▶ Material
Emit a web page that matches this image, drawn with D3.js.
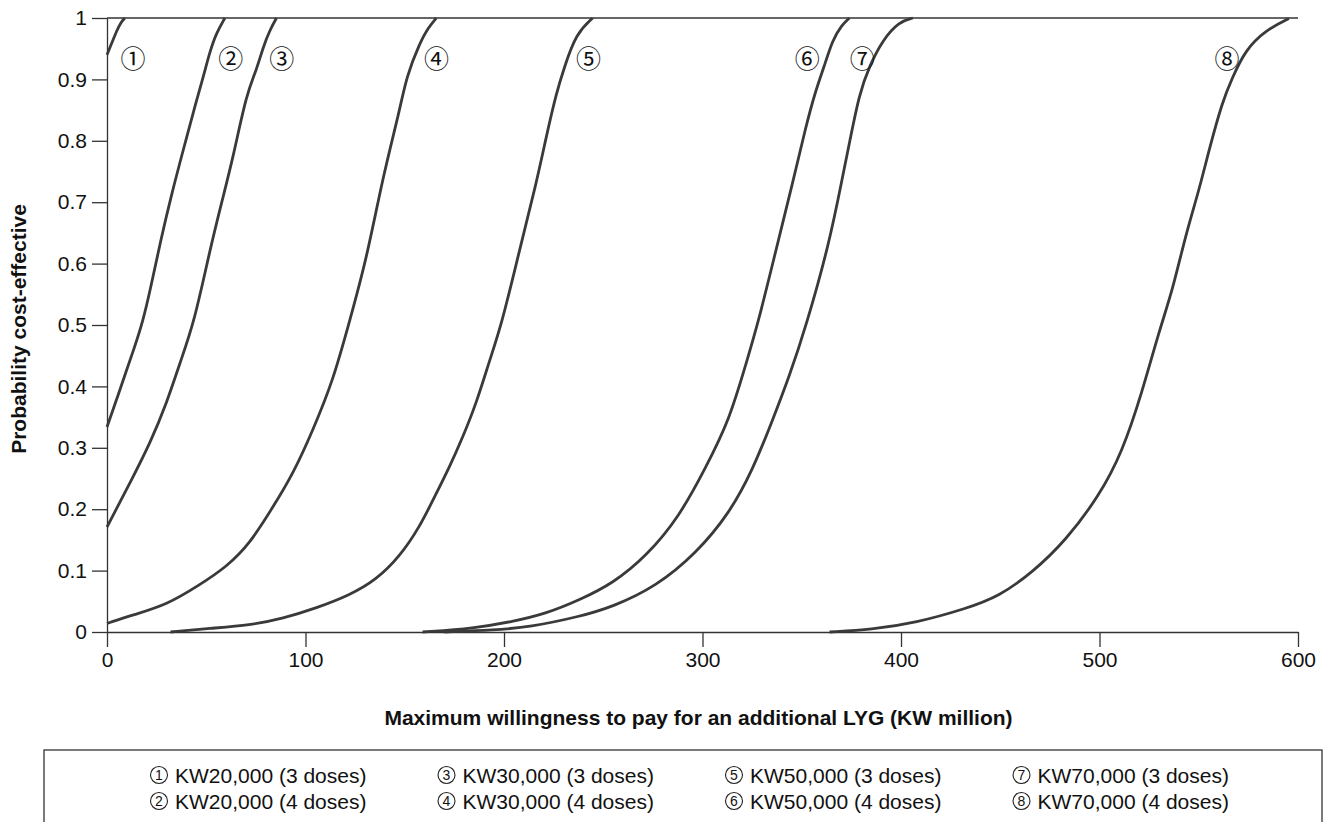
<!DOCTYPE html>
<html>
<head>
<meta charset="utf-8">
<script src="https://cdn.jsdelivr.net/npm/d3@7"></script>
<style>
  body { margin: 0; background: #fff; }
  text { font-family: "Liberation Sans", Arial, sans-serif; fill: #111; }
  .circ { font-family: "Noto Sans CJK JP", "DejaVu Sans", sans-serif; }
</style>
</head>
<body>
<script>
// x: max willingness to pay (KW million), y: probability cost-effective
const curve1 = [[0,0.94],[2.5,0.96],[5,0.98],[7,0.993],[9,1]];
const curve2 = [[0,0.334],[5,0.38],[9.9,0.427],[14,0.465],[18,0.505],[22,0.56],[26.7,0.633],[32.6,0.714],[38.4,0.785],[45.1,0.866],[48.5,0.904],[51.8,0.945],[55,0.975],[59.4,1]];
const curve3 = [[0,0.171],[13.2,0.253],[21.6,0.307],[30,0.372],[36.7,0.438],[44,0.505],[51.8,0.622],[58.5,0.709],[63.6,0.774],[70.3,0.877],[75.3,0.915],[78.7,0.953],[82,0.98],[85.4,1]];
const curve4 = [[0,0.014],[13.2,0.028],[30,0.044],[46.8,0.077],[60.2,0.106],[72,0.144],[83.7,0.204],[93.8,0.258],[103.8,0.329],[113.9,0.41],[121.4,0.497],[130.7,0.606],[139,0.742],[147.5,0.85],[150.8,0.904],[157.5,0.959],[162,0.985],[165.9,1]];
const curve5 = [[32,0],[52,0.006],[72,0.011],[88.7,0.022],[105.5,0.039],[122.3,0.06],[135.7,0.085],[147.5,0.123],[157.5,0.171],[165,0.22],[172.6,0.269],[179.3,0.318],[186,0.372],[192.8,0.443],[199,0.503],[207.8,0.622],[216.3,0.731],[221.3,0.807],[226.3,0.877],[230.5,0.921],[236.4,0.975],[244.7,1]];
const curve6 = [[159,0],[185,0.006],[204.5,0.017],[221.3,0.03],[238,0.052],[254.8,0.079],[271.6,0.123],[288.4,0.188],[301.8,0.269],[313.5,0.345],[322,0.438],[328,0.503],[337,0.622],[345.4,0.731],[352.1,0.824],[357.1,0.883],[361.3,0.921],[365.5,0.964],[370,0.988],[374,1]];
const curve7 = [[170,0],[195,0.003],[212.9,0.008],[238,0.025],[254.8,0.041],[276.6,0.074],[296.8,0.128],[313.5,0.193],[325.3,0.264],[335.3,0.345],[343.7,0.416],[352.1,0.497],[363.9,0.633],[370.6,0.742],[374,0.796],[379,0.877],[384,0.921],[390.7,0.964],[399,0.994],[406,1]];
const curve8 = [[364,0],[385,0.004],[407.5,0.015],[432.7,0.038],[449.4,0.058],[466.2,0.097],[483,0.149],[499.7,0.221],[511.5,0.293],[521.5,0.391],[530,0.49],[536.7,0.555],[543.4,0.647],[550.1,0.719],[555.1,0.784],[561.8,0.863],[566.8,0.902],[573.5,0.948],[583.6,0.98],[595.4,0.999]];

const curves = [curve1, curve2, curve3, curve4, curve5, curve6, curve7, curve8];
const marks = ["①","②","③","④","⑤","⑥","⑦","⑧"];
const markWtp = [13.1, 62.4, 88, 166, 242.6, 352.8, 380.5, 564.2];
const markProb = 0.936;
const names = ["KW20,000 (3 doses)","KW20,000 (4 doses)","KW30,000 (3 doses)","KW30,000 (4 doses)",
               "KW50,000 (3 doses)","KW50,000 (4 doses)","KW70,000 (3 doses)","KW70,000 (4 doses)"];
const xTicks = [0,100,200,300,400,500,600];
const yTicks = [0,0.1,0.2,0.3,0.4,0.5,0.6,0.7,0.8,0.9,1];

const width = 1327, height = 822;
const svg = d3.select("body").append("svg").attr("width", width).attr("height", height);

const x = d3.scaleLinear().domain([0,600]).range([107,1298]);
const y = d3.scaleLinear().domain([0,1]).range([632,18]);

// axes
const gx = svg.append("g").attr("transform", `translate(0,${y(0)})`)
    .call(d3.axisBottom(x).tickValues(xTicks).tickSize(15).tickSizeOuter(0).tickPadding(5));
const gy = svg.append("g").attr("transform", `translate(${x(0)},0)`)
    .call(d3.axisLeft(y).tickValues(yTicks).tickSize(15).tickSizeOuter(0).tickPadding(5).tickFormat(d => String(d)));
[gx, gy].forEach(g => {
    g.selectAll("path, line").attr("stroke", "#333").attr("stroke-width", 1.3);
    g.selectAll("text").style("font-size", "21px").attr("fill", "#111");
});
svg.append("line")
    .attr("x1", x(0)).attr("x2", x(600))
    .attr("y1", y(1)).attr("y2", y(1))
    .attr("stroke", "#333").attr("stroke-width", 1.3);

// curves
const line = d3.line().x(d => x(d[0])).y(d => y(d[1])).curve(d3.curveBasis);
svg.append("g").selectAll("path")
    .data(curves)
    .enter()
    .append("path")
    .attr("d", line)
    .attr("fill", "none")
    .attr("stroke", "#3a3a3a")
    .attr("stroke-width", 2.8)
    .attr("stroke-linejoin", "round");

// curve numbers
svg.append("g").selectAll("text")
    .data(marks)
    .enter()
    .append("text")
    .attr("class", "circ")
    .attr("x", (d,i) => x(markWtp[i]))
    .attr("y", y(markProb))
    .attr("text-anchor", "middle")
    .attr("dominant-baseline", "central")
    .style("font-size", "25px")
    .text(d => d);

// axis titles
svg.append("text")
    .attr("x", (x(0) + x(600)) / 2 - 4)
    .attr("y", 725)
    .attr("text-anchor", "middle")
    .style("font-size", "21px").style("font-weight", "bold")
    .text("Maximum willingness to pay for an additional LYG (KW million)");
svg.append("text")
    .attr("transform", `translate(26,${(y(0) + y(1)) / 2 + 4}) rotate(-90)`)
    .attr("text-anchor", "middle")
    .style("font-size", "21px").style("font-weight", "bold")
    .text("Probability cost-effective");

// legend
svg.append("rect")
    .attr("x", 44).attr("y", 750).attr("width", 1278).attr("height", 120)
    .attr("fill", "none").attr("stroke", "#333").attr("stroke-width", 1.3);
const leg = svg.append("g").selectAll("g")
    .data(names)
    .enter()
    .append("g")
    .attr("transform", (d,i) => `translate(${159 + Math.floor(i/2) * 287.5},${i % 2 ? 801 : 775})`);
leg.append("circle")
    .attr("r", 8.5)
    .attr("fill", "none")
    .attr("stroke", "#222")
    .attr("stroke-width", 1.1);
leg.append("text")
    .attr("text-anchor", "middle")
    .attr("dominant-baseline", "central")
    .style("font-size", "14px")
    .text((d,i) => i + 1);
leg.append("text")
    .attr("x", 16)
    .attr("dominant-baseline", "central")
    .style("font-size", "21px")
    .text(d => d);
</script>
</body>
</html>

▶ Exercise instructions
Exclude the pictures. Write out the remaining data exactly.

▶ Solution
Emit a web page that matches this image, drawn with D3.js.
<!DOCTYPE html>
<html>
<head>
<meta charset="utf-8">
<script src="https://cdn.jsdelivr.net/npm/d3@7"></script>
<style>
  body { margin: 0; background: #fff; }
  text { font-family: "Liberation Sans", Arial, sans-serif; fill: #111; }
  .circ { font-family: "Noto Sans CJK JP", "DejaVu Sans", sans-serif; }
</style>
</head>
<body>
<script>
// x: max willingness to pay (KW million), y: probability cost-effective
const curve1 = [[0,0.94],[2.5,0.96],[5,0.98],[7,0.993],[9,1]];
const curve2 = [[0,0.334],[5,0.38],[9.9,0.427],[14,0.465],[18,0.505],[22,0.56],[26.7,0.633],[32.6,0.714],[38.4,0.785],[45.1,0.866],[48.5,0.904],[51.8,0.945],[55,0.975],[59.4,1]];
const curve3 = [[0,0.171],[13.2,0.253],[21.6,0.307],[30,0.372],[36.7,0.438],[44,0.505],[51.8,0.622],[58.5,0.709],[63.6,0.774],[70.3,0.877],[75.3,0.915],[78.7,0.953],[82,0.98],[85.4,1]];
const curve4 = [[0,0.014],[13.2,0.028],[30,0.044],[46.8,0.077],[60.2,0.106],[72,0.144],[83.7,0.204],[93.8,0.258],[103.8,0.329],[113.9,0.41],[121.4,0.497],[130.7,0.606],[139,0.742],[147.5,0.85],[150.8,0.904],[157.5,0.959],[162,0.985],[165.9,1]];
const curve5 = [[32,0],[52,0.006],[72,0.011],[88.7,0.022],[105.5,0.039],[122.3,0.06],[135.7,0.085],[147.5,0.123],[157.5,0.171],[165,0.22],[172.6,0.269],[179.3,0.318],[186,0.372],[192.8,0.443],[199,0.503],[207.8,0.622],[216.3,0.731],[221.3,0.807],[226.3,0.877],[230.5,0.921],[236.4,0.975],[244.7,1]];
const curve6 = [[159,0],[185,0.006],[204.5,0.017],[221.3,0.03],[238,0.052],[254.8,0.079],[271.6,0.123],[288.4,0.188],[301.8,0.269],[313.5,0.345],[322,0.438],[328,0.503],[337,0.622],[345.4,0.731],[352.1,0.824],[357.1,0.883],[361.3,0.921],[365.5,0.964],[370,0.988],[374,1]];
const curve7 = [[170,0],[195,0.003],[212.9,0.008],[238,0.025],[254.8,0.041],[276.6,0.074],[296.8,0.128],[313.5,0.193],[325.3,0.264],[335.3,0.345],[343.7,0.416],[352.1,0.497],[363.9,0.633],[370.6,0.742],[374,0.796],[379,0.877],[384,0.921],[390.7,0.964],[399,0.994],[406,1]];
const curve8 = [[364,0],[385,0.004],[407.5,0.015],[432.7,0.038],[449.4,0.058],[466.2,0.097],[483,0.149],[499.7,0.221],[511.5,0.293],[521.5,0.391],[530,0.49],[536.7,0.555],[543.4,0.647],[550.1,0.719],[555.1,0.784],[561.8,0.863],[566.8,0.902],[573.5,0.948],[583.6,0.98],[595.4,0.999]];

const curves = [curve1, curve2, curve3, curve4, curve5, curve6, curve7, curve8];
const marks = ["①","②","③","④","⑤","⑥","⑦","⑧"];
const markWtp = [13.1, 62.4, 88, 166, 242.6, 352.8, 380.5, 564.2];
const markProb = 0.936;
const names = ["KW20,000 (3 doses)","KW20,000 (4 doses)","KW30,000 (3 doses)","KW30,000 (4 doses)",
               "KW50,000 (3 doses)","KW50,000 (4 doses)","KW70,000 (3 doses)","KW70,000 (4 doses)"];
const xTicks = [0,100,200,300,400,500,600];
const yTicks = [0,0.1,0.2,0.3,0.4,0.5,0.6,0.7,0.8,0.9,1];

const width = 1327, height = 822;
const svg = d3.select("body").append("svg").attr("width", width).attr("height", height);

const x = d3.scaleLinear().domain([0,600]).range([107,1298]);
const y = d3.scaleLinear().domain([0,1]).range([632,18]);

// axes
const gx = svg.append("g").attr("transform", `translate(0,${y(0)})`)
    .call(d3.axisBottom(x).tickValues(xTicks).tickSize(15).tickSizeOuter(0).tickPadding(5));
const gy = svg.append("g").attr("transform", `translate(${x(0)},0)`)
    .call(d3.axisLeft(y).tickValues(yTicks).tickSize(15).tickSizeOuter(0).tickPadding(5).tickFormat(d => String(d)));
[gx, gy].forEach(g => {
    g.selectAll("path, line").attr("stroke", "#333").attr("stroke-width", 1.3);
    g.selectAll("text").style("font-size", "21px").attr("fill", "#111");
});
svg.append("line")
    .attr("x1", x(0)).attr("x2", x(600))
    .attr("y1", y(1)).attr("y2", y(1))
    .attr("stroke", "#333").attr("stroke-width", 1.3);

// curves
const line = d3.line().x(d => x(d[0])).y(d => y(d[1])).curve(d3.curveBasis);
svg.append("g").selectAll("path")
    .data(curves)
    .enter()
    .append("path")
    .attr("d", line)
    .attr("fill", "none")
    .attr("stroke", "#3a3a3a")
    .attr("stroke-width", 2.8)
    .attr("stroke-linejoin", "round");

// curve numbers
svg.append("g").selectAll("text")
    .data(marks)
    .enter()
    .append("text")
    .attr("class", "circ")
    .attr("x", (d,i) => x(markWtp[i]))
    .attr("y", y(markProb))
    .attr("text-anchor", "middle")
    .attr("dominant-baseline", "central")
    .style("font-size", "25px")
    .text(d => d);

// axis titles
svg.append("text")
    .attr("x", (x(0) + x(600)) / 2 - 4)
    .attr("y", 725)
    .attr("text-anchor", "middle")
    .style("font-size", "21px").style("font-weight", "bold")
    .text("Maximum willingness to pay for an additional LYG (KW million)");
svg.append("text")
    .attr("transform", `translate(26,${(y(0) + y(1)) / 2 + 4}) rotate(-90)`)
    .attr("text-anchor", "middle")
    .style("font-size", "21px").style("font-weight", "bold")
    .text("Probability cost-effective");

// legend
svg.append("rect")
    .attr("x", 44).attr("y", 750).attr("width", 1278).attr("height", 120)
    .attr("fill", "none").attr("stroke", "#333").attr("stroke-width", 1.3);
const leg = svg.append("g").selectAll("g")
    .data(names)
    .enter()
    .append("g")
    .attr("transform", (d,i) => `translate(${159 + Math.floor(i/2) * 287.5},${i % 2 ? 801 : 775})`);
leg.append("circle")
    .attr("r", 8.5)
    .attr("fill", "none")
    .attr("stroke", "#222")
    .attr("stroke-width", 1.1);
leg.append("text")
    .attr("text-anchor", "middle")
    .attr("dominant-baseline", "central")
    .style("font-size", "14px")
    .text((d,i) => i + 1);
leg.append("text")
    .attr("x", 16)
    .attr("dominant-baseline", "central")
    .style("font-size", "21px")
    .text(d => d);
</script>
</body>
</html>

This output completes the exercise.